● PROBLEM: Your task is to retype each line of the data below exactly.

● DATASET EXTRACT:
○ ○ ○

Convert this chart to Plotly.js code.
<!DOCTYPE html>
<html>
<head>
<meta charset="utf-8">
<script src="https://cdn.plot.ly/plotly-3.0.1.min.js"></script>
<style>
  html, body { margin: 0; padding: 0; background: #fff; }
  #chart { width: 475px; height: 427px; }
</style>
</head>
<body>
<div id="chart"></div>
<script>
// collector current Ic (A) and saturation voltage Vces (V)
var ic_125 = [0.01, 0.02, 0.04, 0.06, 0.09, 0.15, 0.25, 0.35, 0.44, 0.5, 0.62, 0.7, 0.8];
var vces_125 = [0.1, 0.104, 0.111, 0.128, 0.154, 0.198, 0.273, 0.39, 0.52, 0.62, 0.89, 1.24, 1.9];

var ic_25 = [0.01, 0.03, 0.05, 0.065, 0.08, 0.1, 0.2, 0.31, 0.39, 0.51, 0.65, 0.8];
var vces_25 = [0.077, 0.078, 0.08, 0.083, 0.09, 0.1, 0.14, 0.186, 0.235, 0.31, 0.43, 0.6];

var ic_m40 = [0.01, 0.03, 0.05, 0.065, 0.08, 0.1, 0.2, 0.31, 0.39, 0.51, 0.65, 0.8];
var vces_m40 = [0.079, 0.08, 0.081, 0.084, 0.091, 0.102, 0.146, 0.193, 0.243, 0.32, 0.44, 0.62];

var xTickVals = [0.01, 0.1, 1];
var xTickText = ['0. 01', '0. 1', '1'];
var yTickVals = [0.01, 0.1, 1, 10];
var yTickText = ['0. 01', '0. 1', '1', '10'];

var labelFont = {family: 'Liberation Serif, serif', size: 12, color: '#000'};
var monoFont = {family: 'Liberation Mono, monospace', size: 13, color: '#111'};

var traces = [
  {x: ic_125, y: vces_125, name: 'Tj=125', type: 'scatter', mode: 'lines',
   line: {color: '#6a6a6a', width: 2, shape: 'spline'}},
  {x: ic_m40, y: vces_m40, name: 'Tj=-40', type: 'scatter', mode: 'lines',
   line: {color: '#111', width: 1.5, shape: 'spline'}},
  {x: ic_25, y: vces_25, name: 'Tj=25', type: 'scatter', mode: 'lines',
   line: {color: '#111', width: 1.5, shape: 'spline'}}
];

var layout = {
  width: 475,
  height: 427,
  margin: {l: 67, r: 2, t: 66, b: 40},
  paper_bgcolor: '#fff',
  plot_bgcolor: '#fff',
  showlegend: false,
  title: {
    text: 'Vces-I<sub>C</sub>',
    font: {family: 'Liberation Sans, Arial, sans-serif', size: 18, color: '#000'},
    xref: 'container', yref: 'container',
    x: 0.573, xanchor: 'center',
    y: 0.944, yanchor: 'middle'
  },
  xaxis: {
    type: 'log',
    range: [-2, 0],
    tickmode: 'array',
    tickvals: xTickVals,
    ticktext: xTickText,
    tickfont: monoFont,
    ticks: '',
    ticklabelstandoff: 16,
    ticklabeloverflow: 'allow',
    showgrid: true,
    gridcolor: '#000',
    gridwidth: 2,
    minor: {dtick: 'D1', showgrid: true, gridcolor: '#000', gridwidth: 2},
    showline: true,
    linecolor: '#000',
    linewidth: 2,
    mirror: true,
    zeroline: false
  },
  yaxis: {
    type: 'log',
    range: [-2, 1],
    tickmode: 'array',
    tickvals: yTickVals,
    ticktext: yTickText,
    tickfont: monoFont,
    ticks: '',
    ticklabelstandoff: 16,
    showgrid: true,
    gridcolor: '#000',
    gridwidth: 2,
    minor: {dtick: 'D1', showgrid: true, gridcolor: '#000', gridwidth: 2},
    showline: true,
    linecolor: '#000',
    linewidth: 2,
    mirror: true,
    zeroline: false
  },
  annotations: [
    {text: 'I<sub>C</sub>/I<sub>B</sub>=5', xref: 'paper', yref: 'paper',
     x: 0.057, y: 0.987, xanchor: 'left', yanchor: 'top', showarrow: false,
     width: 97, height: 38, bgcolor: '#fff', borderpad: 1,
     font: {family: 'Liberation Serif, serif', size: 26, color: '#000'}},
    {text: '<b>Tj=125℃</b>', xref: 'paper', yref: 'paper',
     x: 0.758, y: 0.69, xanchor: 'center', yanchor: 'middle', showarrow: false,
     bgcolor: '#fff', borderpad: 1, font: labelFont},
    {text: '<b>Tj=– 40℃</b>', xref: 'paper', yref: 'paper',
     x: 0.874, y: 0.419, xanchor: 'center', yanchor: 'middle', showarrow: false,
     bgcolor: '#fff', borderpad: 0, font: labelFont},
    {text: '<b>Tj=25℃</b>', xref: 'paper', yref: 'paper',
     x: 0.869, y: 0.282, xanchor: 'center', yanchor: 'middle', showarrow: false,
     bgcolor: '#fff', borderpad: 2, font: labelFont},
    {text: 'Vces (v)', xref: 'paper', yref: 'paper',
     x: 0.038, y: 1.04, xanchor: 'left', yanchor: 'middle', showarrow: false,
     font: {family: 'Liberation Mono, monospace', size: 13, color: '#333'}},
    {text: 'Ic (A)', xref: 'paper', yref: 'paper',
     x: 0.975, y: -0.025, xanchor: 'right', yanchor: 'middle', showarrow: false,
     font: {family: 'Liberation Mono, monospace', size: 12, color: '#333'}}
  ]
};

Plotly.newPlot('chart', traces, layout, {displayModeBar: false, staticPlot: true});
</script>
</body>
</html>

○ ○ ○

● RESPONSE BELOW:
Convert this chart to Plotly.js code.
<!DOCTYPE html>
<html>
<head>
<meta charset="utf-8">
<script src="https://cdn.plot.ly/plotly-3.0.1.min.js"></script>
<style>
  html, body { margin: 0; padding: 0; background: #fff; }
  #chart { width: 475px; height: 427px; }
</style>
</head>
<body>
<div id="chart"></div>
<script>
// collector current Ic (A) and saturation voltage Vces (V)
var ic_125 = [0.01, 0.02, 0.04, 0.06, 0.09, 0.15, 0.25, 0.35, 0.44, 0.5, 0.62, 0.7, 0.8];
var vces_125 = [0.1, 0.104, 0.111, 0.128, 0.154, 0.198, 0.273, 0.39, 0.52, 0.62, 0.89, 1.24, 1.9];

var ic_25 = [0.01, 0.03, 0.05, 0.065, 0.08, 0.1, 0.2, 0.31, 0.39, 0.51, 0.65, 0.8];
var vces_25 = [0.077, 0.078, 0.08, 0.083, 0.09, 0.1, 0.14, 0.186, 0.235, 0.31, 0.43, 0.6];

var ic_m40 = [0.01, 0.03, 0.05, 0.065, 0.08, 0.1, 0.2, 0.31, 0.39, 0.51, 0.65, 0.8];
var vces_m40 = [0.079, 0.08, 0.081, 0.084, 0.091, 0.102, 0.146, 0.193, 0.243, 0.32, 0.44, 0.62];

var xTickVals = [0.01, 0.1, 1];
var xTickText = ['0. 01', '0. 1', '1'];
var yTickVals = [0.01, 0.1, 1, 10];
var yTickText = ['0. 01', '0. 1', '1', '10'];

var labelFont = {family: 'Liberation Serif, serif', size: 12, color: '#000'};
var monoFont = {family: 'Liberation Mono, monospace', size: 13, color: '#111'};

var traces = [
  {x: ic_125, y: vces_125, name: 'Tj=125', type: 'scatter', mode: 'lines',
   line: {color: '#6a6a6a', width: 2, shape: 'spline'}},
  {x: ic_m40, y: vces_m40, name: 'Tj=-40', type: 'scatter', mode: 'lines',
   line: {color: '#111', width: 1.5, shape: 'spline'}},
  {x: ic_25, y: vces_25, name: 'Tj=25', type: 'scatter', mode: 'lines',
   line: {color: '#111', width: 1.5, shape: 'spline'}}
];

var layout = {
  width: 475,
  height: 427,
  margin: {l: 67, r: 2, t: 66, b: 40},
  paper_bgcolor: '#fff',
  plot_bgcolor: '#fff',
  showlegend: false,
  title: {
    text: 'Vces-I<sub>C</sub>',
    font: {family: 'Liberation Sans, Arial, sans-serif', size: 18, color: '#000'},
    xref: 'container', yref: 'container',
    x: 0.573, xanchor: 'center',
    y: 0.944, yanchor: 'middle'
  },
  xaxis: {
    type: 'log',
    range: [-2, 0],
    tickmode: 'array',
    tickvals: xTickVals,
    ticktext: xTickText,
    tickfont: monoFont,
    ticks: '',
    ticklabelstandoff: 16,
    ticklabeloverflow: 'allow',
    showgrid: true,
    gridcolor: '#000',
    gridwidth: 2,
    minor: {dtick: 'D1', showgrid: true, gridcolor: '#000', gridwidth: 2},
    showline: true,
    linecolor: '#000',
    linewidth: 2,
    mirror: true,
    zeroline: false
  },
  yaxis: {
    type: 'log',
    range: [-2, 1],
    tickmode: 'array',
    tickvals: yTickVals,
    ticktext: yTickText,
    tickfont: monoFont,
    ticks: '',
    ticklabelstandoff: 16,
    showgrid: true,
    gridcolor: '#000',
    gridwidth: 2,
    minor: {dtick: 'D1', showgrid: true, gridcolor: '#000', gridwidth: 2},
    showline: true,
    linecolor: '#000',
    linewidth: 2,
    mirror: true,
    zeroline: false
  },
  annotations: [
    {text: 'I<sub>C</sub>/I<sub>B</sub>=5', xref: 'paper', yref: 'paper',
     x: 0.057, y: 0.987, xanchor: 'left', yanchor: 'top', showarrow: false,
     width: 97, height: 38, bgcolor: '#fff', borderpad: 1,
     font: {family: 'Liberation Serif, serif', size: 26, color: '#000'}},
    {text: '<b>Tj=125℃</b>', xref: 'paper', yref: 'paper',
     x: 0.758, y: 0.69, xanchor: 'center', yanchor: 'middle', showarrow: false,
     bgcolor: '#fff', borderpad: 1, font: labelFont},
    {text: '<b>Tj=– 40℃</b>', xref: 'paper', yref: 'paper',
     x: 0.874, y: 0.419, xanchor: 'center', yanchor: 'middle', showarrow: false,
     bgcolor: '#fff', borderpad: 0, font: labelFont},
    {text: '<b>Tj=25℃</b>', xref: 'paper', yref: 'paper',
     x: 0.869, y: 0.282, xanchor: 'center', yanchor: 'middle', showarrow: false,
     bgcolor: '#fff', borderpad: 2, font: labelFont},
    {text: 'Vces (v)', xref: 'paper', yref: 'paper',
     x: 0.038, y: 1.04, xanchor: 'left', yanchor: 'middle', showarrow: false,
     font: {family: 'Liberation Mono, monospace', size: 13, color: '#333'}},
    {text: 'Ic (A)', xref: 'paper', yref: 'paper',
     x: 0.975, y: -0.025, xanchor: 'right', yanchor: 'middle', showarrow: false,
     font: {family: 'Liberation Mono, monospace', size: 12, color: '#333'}}
  ]
};

Plotly.newPlot('chart', traces, layout, {displayModeBar: false, staticPlot: true});
</script>
</body>
</html>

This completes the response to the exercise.